In fact we go wrong if we try to explain beyond what scripture teaches.  We go astray if we overanalyze the mystery or subject God to our rules of logic.  It is an exercise in humility, for us to recognize he is so far above and beyond our limited and corrupted natures.  It is an exercise in faith to say, “I don't understand it, but if God said it, I believe it”.

So it is with his Triune nature, so it is also with his works and his promises.  His work of creation – we can seek to understand to an extent, but we can easily go wrong if we think we know better than he does how it happened.  Rather, we receive the mystery that the world was made in six days and he rested on the 7th. 
His work of redemption – how can we explain or comprehend the love that Christ has for us, that he would endure the cross, scorning its shame, for the joy set before him – the joy of accomplishing our salvation!  This gift is simply to be received. 

And likewise the gifts of his Spirit, many and varied as they are – sanctifying us even though reason and observation say we're not so holy.  But faith trusts the word, that faith a gift of the spirit.  And faith says, though I'm a sinner, God says I'm a saint.  I don't get it.  But I believe it.  I confess the mystery.

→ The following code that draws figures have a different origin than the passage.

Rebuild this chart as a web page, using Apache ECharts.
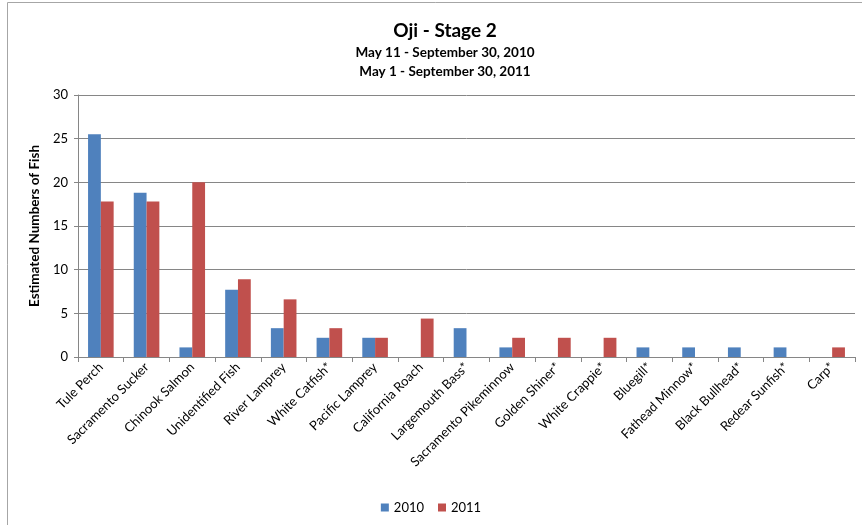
<!DOCTYPE html>
<html><head><meta charset="utf-8">
<script src="https://cdn.jsdelivr.net/npm/echarts@6/dist/echarts.min.js"></script>
<style>html,body{margin:0;padding:0;background:#fff}#c{width:862px;height:525px}</style>
</head><body><div id="c"></div>
<script>
const categories = ["Tule Perch","Sacramento Sucker","Chinook Salmon","Unidentified Fish","River Lamprey","White Catfish*","Pacific Lamprey","California Roach","Largemouth Bass*","Sacramento Pikeminnow","Golden Shiner*","White Crappie*","Bluegill*","Fathead Minnow*","Black Bullhead*","Redear Sunfish*","Carp*"];
const values2010 = [25.5,18.8,1.1,7.7,3.3,2.2,2.2,0,3.3,1.1,0,0,1.1,1.1,1.1,1.1,0];
const values2011 = [17.8,17.8,20.0,8.9,6.6,3.3,2.2,4.4,0,2.2,2.2,2.2,0,0,0,0,1.1];
const seriesNames = ["2010","2011"];
const titleText = "Oji - Stage 2";
const subtitleLines = ["May 11 - September 30, 2010","May 1 - September 30, 2011"];
const yAxisName = "Estimated Numbers of Fish";

const FONT = "Lato";
const chart = echarts.init(document.getElementById('c'), null, {renderer:'canvas'});
chart.setOption({
  animation:false,
  textStyle:{fontFamily:FONT},
  graphic:[{type:'rect',shape:{x:7.5,y:2.5,width:900,height:600},style:{fill:'none',stroke:'#a6a6a6',lineWidth:1},silent:true,z:-1}],
  title:[
    {text:titleText,left:440,top:16,textAlign:'center',textStyle:{fontFamily:FONT,fontSize:19,fontWeight:'bold',color:'#000'}},
    {text:subtitleLines.join('\n'),left:440,top:38,textAlign:'center',textStyle:{fontFamily:FONT,fontSize:13.5,fontWeight:'bold',color:'#000',lineHeight:19}}
  ],
  legend:{bottom:6,left:'center',itemWidth:8,itemHeight:8,itemGap:14,icon:'rect',textStyle:{fontFamily:FONT,fontSize:13,color:'#000'},data:seriesNames},
  grid:{left:78,right:7,top:95,bottom:168,containLabel:false},
  xAxis:{type:'category',data:categories,boundaryGap:true,
    axisLine:{lineStyle:{color:'#868686',width:1}},
    axisTick:{show:true,alignWithLabel:false,length:5,lineStyle:{color:'#868686'}},
    axisLabel:{rotate:45,interval:0,fontFamily:FONT,fontSize:13,color:'#000',margin:8}},
  yAxis:{type:'value',min:0,max:30,interval:5,
    name:yAxisName,nameLocation:'middle',nameGap:32,nameTextStyle:{fontFamily:FONT,fontSize:13.5,fontWeight:'bold',color:'#000'},
    axisLine:{show:true,lineStyle:{color:'#868686'}},
    axisTick:{show:true,length:4,lineStyle:{color:'#868686'}},
    axisLabel:{fontFamily:FONT,fontSize:13,color:'#000',margin:10},
    splitLine:{lineStyle:{color:'#868686',width:1}}},
  series:[
    {name:seriesNames[0],type:'bar',data:values2010,barWidth:'28%',barGap:'0%',itemStyle:{color:'#4F81BD'}},
    {name:seriesNames[1],type:'bar',data:values2011,barWidth:'28%',barGap:'0%',itemStyle:{color:'#C0504D'}}
  ]
});
</script></body></html>
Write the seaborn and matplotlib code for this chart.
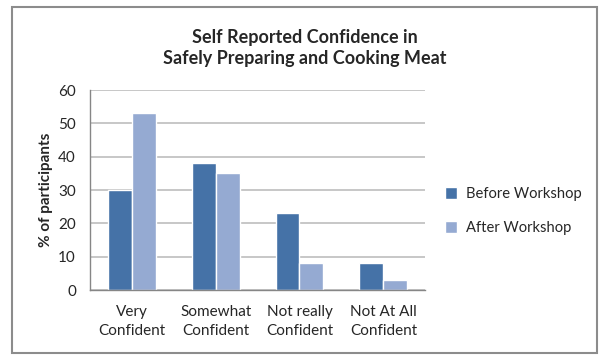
import pandas as pd
import matplotlib
matplotlib.use("Agg")
import matplotlib.pyplot as plt
import seaborn as sns
from matplotlib.patches import Rectangle

# data
categories = ["Very\nConfident", "Somewhat\nConfident", "Not really\nConfident", "Not At All\nConfident"]
before = [30, 38, 23, 8]
after = [53, 35, 8, 3]
series = ["Before Workshop", "After Workshop"]
colors = ["#4572A7", "#95AAD2"]

df = pd.DataFrame({
    "category": categories * 2,
    "value": before + after,
    "group": [series[0]] * 4 + [series[1]] * 4,
})

sns.set_style("white")
plt.rcParams["font.family"] = ["Lato", "DejaVu Sans"]

fig = plt.figure(figsize=(6.11, 3.59), dpi=100)
ax = fig.add_axes([0.147, 0.192, 0.549, 0.557])

sns.barplot(data=df, x="category", y="value", hue="group", palette=colors,
            width=0.57, ax=ax, legend=True, saturation=1)

ax.set_ylim(0, 60)
ax.set_yticks(range(0, 61, 10))
ax.yaxis.grid(True, color="#BDBDBD", linewidth=1.2)
ax.set_axisbelow(True)
for s in ["top", "right"]:
    ax.spines[s].set_visible(False)
for s in ["left", "bottom"]:
    ax.spines[s].set_color("#868686")
    ax.spines[s].set_linewidth(1)
ax.tick_params(axis="y", length=4, color="#868686", labelsize=11, pad=6)
ax.tick_params(axis="x", length=0, labelsize=11, pad=11)
for lbl in ax.get_xticklabels():
    lbl.set_linespacing(1.45)
ax.set_xlabel("")
ax.set_ylabel("% of participants", fontsize=11, fontweight="bold", labelpad=4)

ax.legend(loc="center left", bbox_to_anchor=(1.02, 0.395), frameon=False,
          fontsize=10.6, handlelength=0.8, handleheight=0.8, labelspacing=1.35,
          handletextpad=0.6)

fig.text(0.499, 0.866, "Self Reported Confidence in\nSafely Preparing and Cooking Meat",
         ha="center", va="center", fontsize=13, fontweight="bold", linespacing=1.3)

# outer chart border
border = Rectangle((12 / 611, 6 / 359), 585 / 611, 346 / 359,
                   transform=fig.transFigure, fill=False,
                   edgecolor="#8C8C8C", linewidth=1.5)
fig.patches.append(border)

fig.savefig("out.png", dpi=100)
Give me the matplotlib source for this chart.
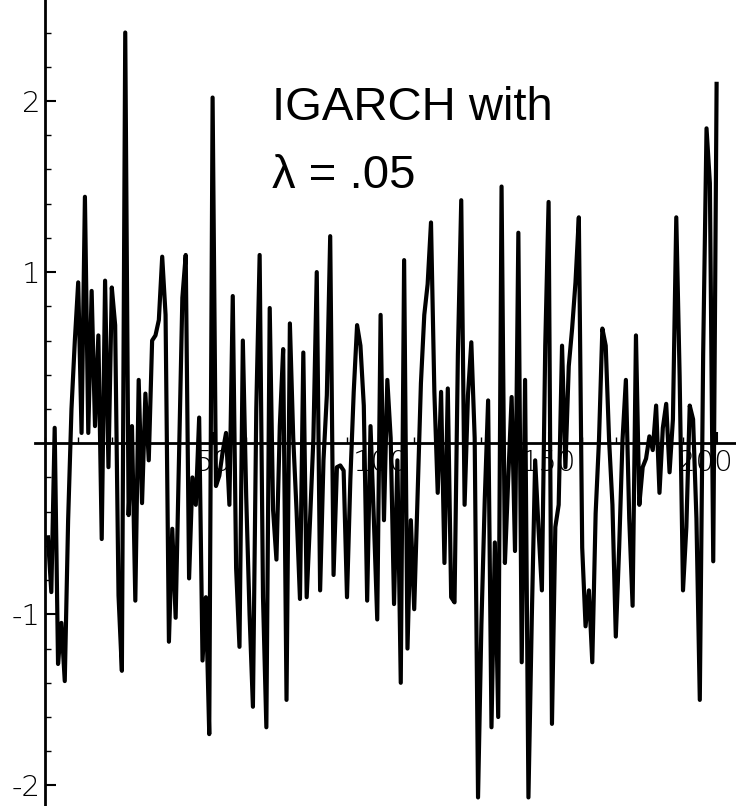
import numpy as np
import matplotlib
matplotlib.use("Agg")
import matplotlib.pyplot as plt
import matplotlib.transforms as mtransforms
from matplotlib.ticker import MultipleLocator

# simulated IGARCH series (t = 1..200)
values = [
    -0.55, -0.87, 0.09, -1.29, -1.05, -1.39, -0.45, 0.20, 0.60, 0.94,
    0.06, 1.44, 0.06, 0.89, 0.10, 0.63, -0.56, 0.95, -0.14, 0.91,
    0.69, -0.89, -1.33, 2.40, -0.42, 0.10, -0.92, 0.37, -0.35, 0.29,
    -0.10, 0.60, 0.63, 0.72, 1.09, 0.75, -1.16, -0.50, -1.02, -0.10,
    0.85, 1.10, -0.79, -0.20, -0.36, 0.15, -1.27, -0.90, -1.70, 2.02,
    -0.25, -0.19, -0.05, 0.06, -0.36, 0.86, -0.73, -1.19, 0.60, -0.31,
    -1.00, -1.54, 0.20, 1.10, -0.90, -1.66, 0.79, -0.39, -0.68, 0.10,
    0.55, -1.50, 0.70, 0.03, -0.40, -0.91, 0.53, -0.90, -0.45, 0.03,
    1.00, -0.86, -0.10, 0.28, 1.21, -0.77, -0.14, -0.13, -0.16, -0.90,
    -0.21, 0.30, 0.69, 0.57, 0.22, -0.92, 0.10, -0.45, -1.03, 0.75,
    -0.45, 0.37, 0.03, -0.94, -0.10, -1.40, 1.07, -1.20, -0.45, -0.97,
    -0.30, 0.35, 0.75, 0.93, 1.29, 0.30, -0.29, 0.30, -0.70, 0.32,
    -0.90, -0.93, 0.52, 1.42, -0.36, 0.28, 0.59, 0.03, -2.07, -1.06,
    -0.33, 0.25, -1.66, -0.58, -1.60, 1.50, -0.70, -0.20, 0.27, -0.63,
    1.23, -1.28, 0.37, -2.07, -1.02, -0.10, -0.50, -0.86, 0.57, 1.41,
    -1.64, -0.49, -0.36, 0.57, -0.14, 0.45, 0.67, 0.94, 1.32, -0.61,
    -1.07, -0.86, -1.28, -0.41, 0.02, 0.67, 0.57, 0.02, -0.36, -1.13,
    -0.61, 0.02, 0.37, -0.44, -0.95, 0.63, -0.36, -0.14, -0.09, 0.04,
    -0.04, 0.22, -0.29, 0.09, 0.23, -0.17, 0.14, 1.32, 0.39, -0.86,
    -0.49, 0.22, 0.14, -0.44, -1.50, 0.52, 1.84, 1.52, -0.69, 2.10,
]
t = np.arange(1, len(values) + 1)

x_ticks = [50, 100, 150, 200]
y_ticks = [-2, -1, 1, 2]

W, H = 736, 806
px_per_t = 3.36
x0 = 44.6                      # pixel of t = 0
xmin, xmax = -3, 205.5
left_px = x0 + xmin * px_per_t
width_px = (xmax - xmin) * px_per_t

fig = plt.figure(figsize=(W / 100, H / 100), dpi=100)
ax = fig.add_axes([left_px / W, 0, width_px / W, 1])
ax.set_xlim(xmin, xmax)
ax.set_ylim(-2.12, 2.59)

ax.plot(t, values, color="black", linewidth=3.0)

for side in ("top", "right"):
    ax.spines[side].set_visible(False)
for side in ("left", "bottom"):
    ax.spines[side].set_position(("data", 0))
    ax.spines[side].set_linewidth(2.0)

ax.set_xticks(x_ticks)
ax.set_yticks(y_ticks)
ax.set_xticklabels([str(v) for v in x_ticks], fontweight="light")
ax.set_yticklabels([str(v) for v in y_ticks], fontweight="light")
ax.xaxis.set_minor_locator(MultipleLocator(10))
ax.yaxis.set_minor_locator(MultipleLocator(0.2))
ax.tick_params(which="major", direction="in", length=8, width=1.5,
               labelsize=21, pad=3)
ax.tick_params(which="minor", direction="in", length=4, width=1.0)
ax.tick_params(axis="x", pad=4)

# nudge the last x label so it stays inside the picture, as in the scan
shift = mtransforms.ScaledTranslation(-12 / 100, 0, fig.dpi_scale_trans)
last = ax.get_xticklabels()[-1]
last.set_transform(last.get_transform() + shift)

fig.text(272 / W, 1 - 120 / H, "IGARCH with", fontsize=34,
         family="Liberation Sans", va="baseline", ha="left")
fig.text(272 / W, 1 - 188 / H, "λ = .05", fontsize=34,
         family="Liberation Sans", va="baseline", ha="left")

fig.savefig("out.png", dpi=100)
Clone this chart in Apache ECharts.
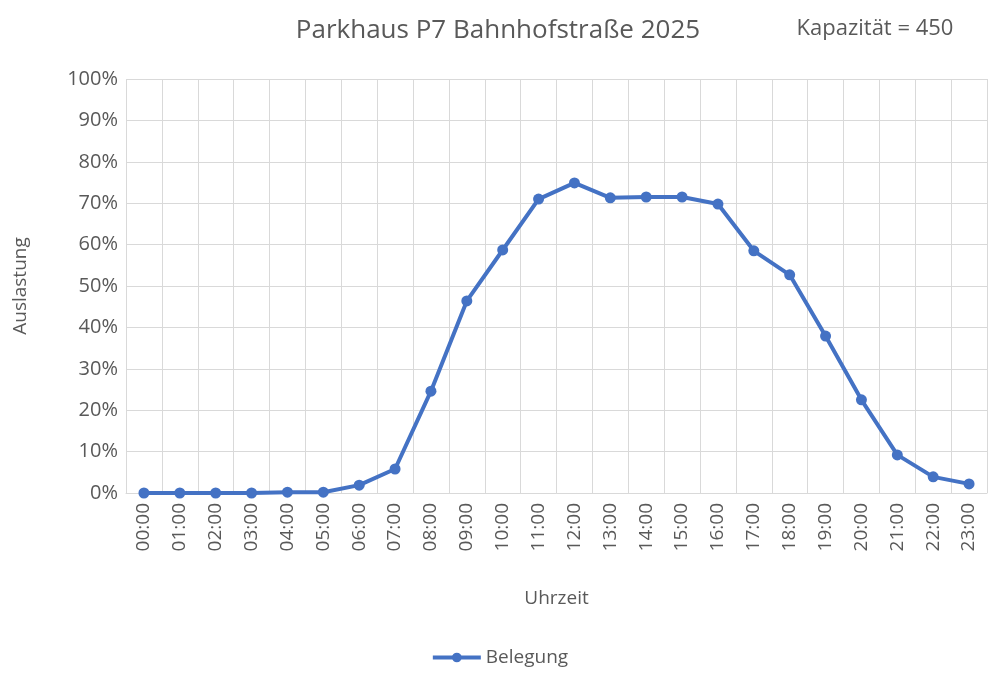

No, when it comes to mysteries, Agatha Christie has nothing on the Triune God.  He's not a riddle to be solved or a puzzle to be mastered – but his nature is a mystery to be confessed.  And his work his a whodunnit of a different sort – for he has accomplished salvation for us, in Jesus Christ.  And you are baptized into his name – Father, Son, and Spirit.  God grant us the continued grace to receive it, and believe it.  Amen.